De la lectura de los libros de Aleksiévich (Stanislaviv, 1948) no es posible salir indemne. Todo en ellos habla de un carácter primordial del mal que no cambia, que emerge siempre a través de las rendijas de los discursos épicos, de las retóricas políticas. Y que, al final, acaba por ganar la partida. En 1937 como en 1993.

El mal. Aún dulcificado por cierta veneración épica hacia las heroínas rusas de la Segunda Guerra Mundial, en «La guerra no tiene rostro de mujer». Allí, incluso lo espantoso preserva cierta esperanza de grandeza histórica. Aunque mienta. El segundo libro, el dedicado a la caída de la Unión Soviética, es de una negrura para la cual no hay alivio. Late en él que la pudrición del alma rusa por esos tres cuartos de siglo de tiranía socialista no tendrá jamás cura.

De los libros de Aleksiévich no es posible salir indemne.

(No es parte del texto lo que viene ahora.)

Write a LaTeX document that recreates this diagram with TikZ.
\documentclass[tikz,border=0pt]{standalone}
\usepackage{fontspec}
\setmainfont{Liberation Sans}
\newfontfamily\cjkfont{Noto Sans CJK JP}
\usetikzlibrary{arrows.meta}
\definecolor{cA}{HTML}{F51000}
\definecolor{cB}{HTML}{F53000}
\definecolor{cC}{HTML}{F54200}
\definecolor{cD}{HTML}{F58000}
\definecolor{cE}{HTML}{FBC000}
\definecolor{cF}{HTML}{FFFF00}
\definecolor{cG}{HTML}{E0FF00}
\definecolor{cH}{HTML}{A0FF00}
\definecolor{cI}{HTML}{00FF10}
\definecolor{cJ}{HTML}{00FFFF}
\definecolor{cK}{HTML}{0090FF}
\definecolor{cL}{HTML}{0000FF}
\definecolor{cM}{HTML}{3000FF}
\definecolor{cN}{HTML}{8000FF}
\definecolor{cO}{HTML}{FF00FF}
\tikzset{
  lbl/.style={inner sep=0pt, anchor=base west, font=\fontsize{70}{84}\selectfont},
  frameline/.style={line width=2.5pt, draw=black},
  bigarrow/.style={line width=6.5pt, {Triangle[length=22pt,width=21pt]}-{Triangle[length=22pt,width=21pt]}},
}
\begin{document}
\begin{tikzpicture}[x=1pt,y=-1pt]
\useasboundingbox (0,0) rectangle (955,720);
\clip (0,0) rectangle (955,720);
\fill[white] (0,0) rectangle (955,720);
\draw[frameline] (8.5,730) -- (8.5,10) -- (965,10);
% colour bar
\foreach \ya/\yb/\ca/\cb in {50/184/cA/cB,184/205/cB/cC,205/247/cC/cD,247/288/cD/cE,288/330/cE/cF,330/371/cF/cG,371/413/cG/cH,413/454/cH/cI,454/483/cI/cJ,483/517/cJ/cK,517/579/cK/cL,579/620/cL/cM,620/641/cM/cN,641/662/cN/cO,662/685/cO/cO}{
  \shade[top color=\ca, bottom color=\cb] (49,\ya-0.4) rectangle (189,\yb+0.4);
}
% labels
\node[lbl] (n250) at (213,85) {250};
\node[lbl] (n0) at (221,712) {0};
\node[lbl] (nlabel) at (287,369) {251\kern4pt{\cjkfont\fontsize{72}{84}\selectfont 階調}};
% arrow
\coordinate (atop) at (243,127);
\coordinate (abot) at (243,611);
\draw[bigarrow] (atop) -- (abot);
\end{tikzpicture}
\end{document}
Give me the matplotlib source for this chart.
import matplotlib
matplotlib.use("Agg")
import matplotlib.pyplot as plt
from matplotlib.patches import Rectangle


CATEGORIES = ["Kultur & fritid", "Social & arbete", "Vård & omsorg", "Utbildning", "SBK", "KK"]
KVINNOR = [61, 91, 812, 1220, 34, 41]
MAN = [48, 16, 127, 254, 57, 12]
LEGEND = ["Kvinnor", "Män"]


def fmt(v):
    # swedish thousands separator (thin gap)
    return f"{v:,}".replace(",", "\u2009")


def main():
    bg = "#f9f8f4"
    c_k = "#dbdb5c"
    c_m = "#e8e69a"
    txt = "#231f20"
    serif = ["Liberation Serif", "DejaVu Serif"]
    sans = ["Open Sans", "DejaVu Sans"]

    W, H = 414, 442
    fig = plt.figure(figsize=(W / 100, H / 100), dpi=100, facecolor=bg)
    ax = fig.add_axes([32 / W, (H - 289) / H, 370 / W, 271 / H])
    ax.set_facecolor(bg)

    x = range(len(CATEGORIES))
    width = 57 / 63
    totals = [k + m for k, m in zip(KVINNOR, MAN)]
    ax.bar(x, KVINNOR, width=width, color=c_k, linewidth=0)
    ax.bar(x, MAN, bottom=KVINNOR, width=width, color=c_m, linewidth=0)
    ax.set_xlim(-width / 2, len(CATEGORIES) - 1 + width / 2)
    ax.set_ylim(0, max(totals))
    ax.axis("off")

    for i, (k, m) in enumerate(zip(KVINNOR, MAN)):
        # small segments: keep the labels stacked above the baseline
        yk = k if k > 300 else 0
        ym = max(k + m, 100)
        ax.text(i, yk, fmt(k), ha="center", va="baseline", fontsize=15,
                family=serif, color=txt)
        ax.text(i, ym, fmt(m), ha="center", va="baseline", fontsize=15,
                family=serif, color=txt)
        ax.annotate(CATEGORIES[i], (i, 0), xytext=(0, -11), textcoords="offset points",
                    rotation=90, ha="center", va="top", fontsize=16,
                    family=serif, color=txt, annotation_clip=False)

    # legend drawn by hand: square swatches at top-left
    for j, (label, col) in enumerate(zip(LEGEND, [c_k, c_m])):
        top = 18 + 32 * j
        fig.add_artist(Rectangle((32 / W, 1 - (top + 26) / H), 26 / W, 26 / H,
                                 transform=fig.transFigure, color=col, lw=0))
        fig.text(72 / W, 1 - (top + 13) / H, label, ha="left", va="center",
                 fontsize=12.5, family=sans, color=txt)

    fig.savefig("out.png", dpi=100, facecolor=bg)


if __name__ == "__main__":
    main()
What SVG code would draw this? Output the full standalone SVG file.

Todo en ellos habla del mal, que no cambia

Otra historia. La narra uno de esos jóvenes rusos de los años noventa. Aleksiévich lo identifica tan sólo como «el hijo», en contraposición a la previa narración de «la madre», que, nacida en 1937, vivió la peculiaridad soviética de idéntico salvajismo. En esta historia el joven pasa la sobremesa hablando con el abuelo de su prometida. Es uno de esos viejecillos inofensivos que buscan ser escuchados. Pero en Rusia, advierte el narrador, «esos viejos no son inocentes».

Es la suya la historia de un matarife. De un tétrico funcionario de la NKVD. Narra con inocente detalle sus muy profesionales sesiones de tortura, la difícil tarea de borrar del cuerpo el pegajoso perfume de la sangre, lo pesado que es tener que pasarse una jornada ejecutando presos a punta de pistola: «Hacías que el condenado se hincara de rodillas y le disparabas a quemarropa en la sección izquierda de la nuca, justo detrás de la oreja. Al término de la jornada, el brazo te colgaba como un trozo de cuero. El dedo índice era el que más sufría. Como cualquier otro trabajador de la URSS. Nosotros también teníamos una norma que cumplir cada día. Como si trabajáramos en una fábrica». Una fábrica de muerte, por supuesto. Igual que lo fue Auschwitz.

Lo más difícil

El joven huyó de su pueblo después de aquella plácida sobremesa junto al benévolo abuelo. Nunca más quiso saber qué fue de aquella muchacha con la cual estaba a punto de casarse. Pero recuerda muy bien que nadie condenaba a los que entonces torturaron y asesinaron. Ni siquiera los miraban mal. Los compara con las joviales fotos de los oficiales nazis de Auschwitz: «¿Alguien se ha puesto a mirar atentamente las fotografías de nuestros chekistas en las paredes de los museos. Mírelas algún día… También en ellas verá rostros juveniles y risueños. Siempre nos dijeron que eran unos santos».

«Soy historiadora de almas», escribe de sí misma Svetlana Aleksiévich. Idéntico es su proceder en los dos libros. Un cúmulo muy largo de grabaciones con quienes vivieron lo más difícil de ser dicho. Y una construcción literaria, luego, donde la sobriedad es exigida para dar énfasis cero a algo que cualquier enfatización trivializaría. «Por un lado, estudio a la persona concreta que ha vivido en una época concreta y ha participado en unos acontecimientos concretos; por otro lado, quiero discernir en esa persona al ser humano eterno. La vibración de eternidad. Lo que en él hay de inmutable».

Y es eso, con exactitud, lo que resulta al cabo de estas crónicas: la eternidad de Rusia. La dimensión teológica de sus momentos más oscuros. Los que un viejo estaliniano reivindica ante su entrevistadora: «Sólo se nos puede juzgar según las leyes de la religión. ¡De la fe! Algún día nos envidiaréis. ¿Qué tenéis vosotros de sagrado? ¿Eh? Nada». Nada. Por eso Stalin pervive.